During the First World War, as the fighting became far more intense, a great many French railway enginemen volunteered for military service, plus French motive power became vastly overworked and unable to cope with wartime demands.
Realising this, the British military decided that many more locomotives were required for these vital roles and decided to ask several British railway companies what type of locomotives were available to transfer to France to assist in the war effort.
Fortunately, Robinson of the Great Central, had just three years earlier in 1911, designed the 11F 2-8-0 (later class O4) for freight service on the GCR, mainly for heavy coal traffic duties in the East Midlands. As the war dragged on into 1917, the military recognised that this type of engine could be ideal for what they were seeking and requested Robinson to construct a further 93 for military service. Although only the basic model, these locomotives became operational by a new unit formed from the Royal Engineers, and known as the Railway Operating Division. The engines subsequently became known as RODs for their remaining operational life.
Following the end of the war, these engines were recognised as a superb design, being powerful and excellent steamers, and Robinson built a further 24.
Eventually, practically all of the ROD 2-8-0s were transferred to the LNER before finally being taken over by British Railways when the Big Four were nationalised. No. 63601, the original built in 1911, has been preserved and is still in operation today.
The military, recognising what a considerable and essential contribution the railways had played during the First World War, realised that this branch of the Royal Engineers should remain operational in event of any further conflicts taking place. This meant the urgent need to have its own military railway so it was possible to train new recruits to be able to operate railways during wartime conditions.
By good fortune it was discovered that an ideal site had been authorised for construction in Hampshire in 1902, when an 18in gauge tramway was laid to assist in removing 68 large corrugated iron huts from Longmoor military camp to nearby Bordon. Later, in 1905-1907, this railway was relaid to standard gauge and initially known as the Woolmer Instructional Military Railway.

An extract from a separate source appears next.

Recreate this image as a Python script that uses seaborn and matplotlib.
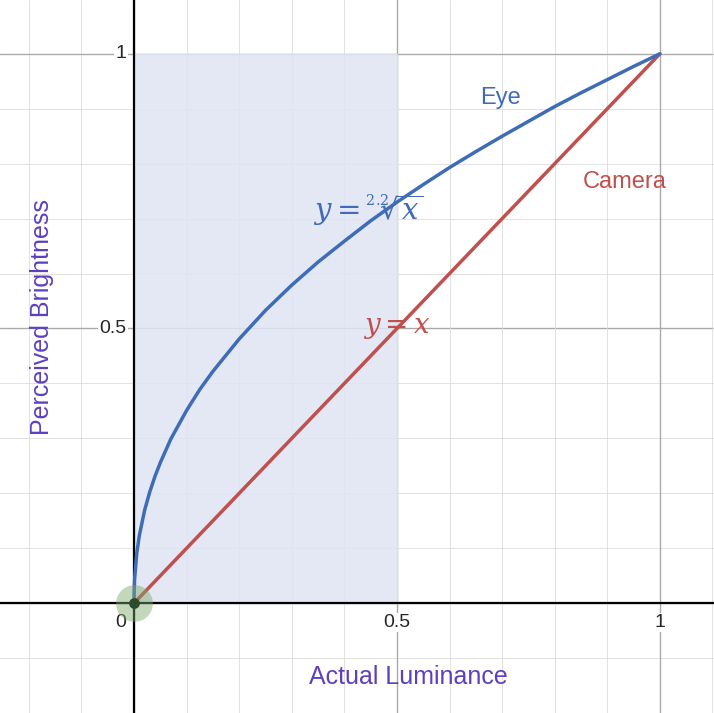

In 1933 a further extension was constructed, this time in the opposite direction towards a small town called Liss, where the line was connected to the electrified Waterloo-Portsmouth main line. The whole site was renamed the Longmoor Military Railway in 1935. The line stretched for eight miles in total. The stations and junctions included:
■ Bordon – the northern terminus, with platforms adjacent to the Southern Railway Bordon station. Here a single track railway with a passenger train service connected to the Southern main line at Bentley. The surrounding areas around Bordon and Longmoor included vast uninhabited open and forest land, ideal for military training and especially by the Royal Armoured Corps for tank training.
■ Oakhanger Halt – serving the village of Oakhanger, Hampshire. To gain access to Bordon station from Oakhanger, required a vast downhill loop in the LMR track. This was due to gaining rail access to the numerous numbers of engineering stores depots (ESDs) where vital military engineering stores were stored.
■ Whitehill Triangle Junction with a branch to the Hollywater Loop and Hopkins Bridge site where the Royal Engineers were building a new type of suspension bridge.
■ Two Range Halt. Alongside this particular station were two open fields where two massive rifle ranges had been constructed for military training.
■ Longmoor Downs – the original terminus, and largest station on the line, serving the military camp and now practically in the centre of the whole line. It was quite a modern station with one central island platform serving tracks either side. A large modern brick signalbox was also situated in the centre of the platform, controlling numerous tracks with junctions to the Hollywater loop line, various sidings and also to the nearby large engine shed.
■ Weavers Down Halt – A station was constructed to serve another massive barracks complex on the eastern side of Longmoor Military Camp. This was for the AER (Army Emergency Reserves) who were men recalled from their National Service duties for additional two weeks training every year.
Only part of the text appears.